Although the final form of the revised Children and Young Persons Bill has not yet emerged from the committee stages of Parliament, it seems probable that some of the emphasis given to the paramountcy of the child’s interest will be diluted in an effort to make the legislation more acceptable to traditional Maori cultural values. The legislation gives the State the authority to remove a child from a situation in which he or she has been or is in danger of being abused; and this makes it one of the most sensitive laws on the statute books.

The extent to which revision will occur to make the bill more culturally acceptable to Maori views is not clear. Section 4 of the present 1974 act is headed “Interests of child or young person paramount —.” The 1983 amendment to the act brought in Section 4A which laid down the principle that every child had the right, unless it was impracticable, to live in the association of a family group and used the Maori term “whanau” as one of the family groups. Section 4 of the proposed legislation, as it was drafted for the first reading in 1986, is headed "Principles to be applied in exercise of powers conferred by this Act —and continues: "(1) Any Court which, or person who exercises any powers conferred by this Act shall treat the welfare of the child or young person as the first and paramount consideration and shall be guided by the following matters —.” A long list follows and it will take a number of Court cases to decide the application of the guidelines, which involve the rights of the Maori sub-tribe, known as the hapu, and the family groups.
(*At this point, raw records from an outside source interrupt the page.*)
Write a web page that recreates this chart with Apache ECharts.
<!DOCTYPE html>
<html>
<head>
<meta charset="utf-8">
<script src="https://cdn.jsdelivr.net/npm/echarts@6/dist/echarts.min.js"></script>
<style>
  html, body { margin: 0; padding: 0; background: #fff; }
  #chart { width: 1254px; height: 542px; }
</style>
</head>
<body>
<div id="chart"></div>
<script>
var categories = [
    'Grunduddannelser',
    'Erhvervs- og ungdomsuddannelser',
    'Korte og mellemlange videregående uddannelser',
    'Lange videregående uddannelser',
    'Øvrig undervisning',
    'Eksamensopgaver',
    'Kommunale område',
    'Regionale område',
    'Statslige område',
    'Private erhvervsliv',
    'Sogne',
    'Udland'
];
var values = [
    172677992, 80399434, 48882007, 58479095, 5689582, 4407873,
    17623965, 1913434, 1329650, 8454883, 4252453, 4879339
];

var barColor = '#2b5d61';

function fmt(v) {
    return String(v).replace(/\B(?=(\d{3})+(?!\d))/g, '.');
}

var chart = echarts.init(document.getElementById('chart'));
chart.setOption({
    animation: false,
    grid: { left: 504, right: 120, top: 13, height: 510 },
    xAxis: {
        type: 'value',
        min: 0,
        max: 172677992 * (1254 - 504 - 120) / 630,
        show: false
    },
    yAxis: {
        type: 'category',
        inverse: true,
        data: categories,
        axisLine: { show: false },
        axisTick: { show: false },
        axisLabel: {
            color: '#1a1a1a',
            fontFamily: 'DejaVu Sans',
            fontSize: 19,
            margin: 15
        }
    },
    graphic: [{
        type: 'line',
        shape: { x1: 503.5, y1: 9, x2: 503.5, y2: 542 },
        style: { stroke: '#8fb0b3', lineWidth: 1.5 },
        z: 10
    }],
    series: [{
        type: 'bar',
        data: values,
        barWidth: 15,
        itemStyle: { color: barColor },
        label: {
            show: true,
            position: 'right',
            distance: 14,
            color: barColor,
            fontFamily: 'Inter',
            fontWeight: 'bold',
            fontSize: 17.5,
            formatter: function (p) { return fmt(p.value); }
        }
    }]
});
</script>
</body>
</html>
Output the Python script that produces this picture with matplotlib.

A Ministerial Advisory Committee on a Maori Perspective for the Department of Social Welfare, called “Puao-Te-Ata-Tu” (Day Break), summed up the Maori objection to the present legislation as: “The Maori child is not to be viewed in isolation, or even as part of a nuclear family, but as a member of a wider kin group or hapu community that has traditionally exercised responsibility for the child’s care and placement. The technique, in the committee’s opinion, must be to reaffirm the hapu bonds and capitalise on the traditional strengths of the wider group. This needs emphasis. The guiding principle in the current legislation is that the welfare of the child shall be regarded as the first and paramount consideration. There need be no inherent conflict between that and the customary preference for the maintenance of children within the hapu. The current legislation is seen in practice as negating the right of the group to care for its own or to be heard in the proceedings.”

A report of a working party to review the legislation quoted a speech by Mr John Rangihua to the Family Court judges in April, 1987. He argued that alien concepts, encapsulated in Western legal forms, distanced Maori people from their cultural norms and defeated the maintenance of

traditional Maori society. The working party’s report says: “In this regard he noted how the paramountcy accorded to the child, in the Children and Young Persons Act, subsumed the importance attached to the responsibility of the tribal group, through tribal traditions and lore, which took precedence over the view of birth parents. Thus children’s interests could only be determined after having regard for, and giving consideration to, the views and concerns of the child’s whanau and hapu.”

There are clear difficulties in accommodating different cultural values within the one law. Happily, there has been no serious suggestion that there should be one law for the Maori and one for the rest of New Zealand. The legislation is an attempt to accommodate some of the best in Maori traditions with European law. But there is always a danger that the “whanau,” the family group, comes to be seen as idealised, something which is a cure for all Maori family problems.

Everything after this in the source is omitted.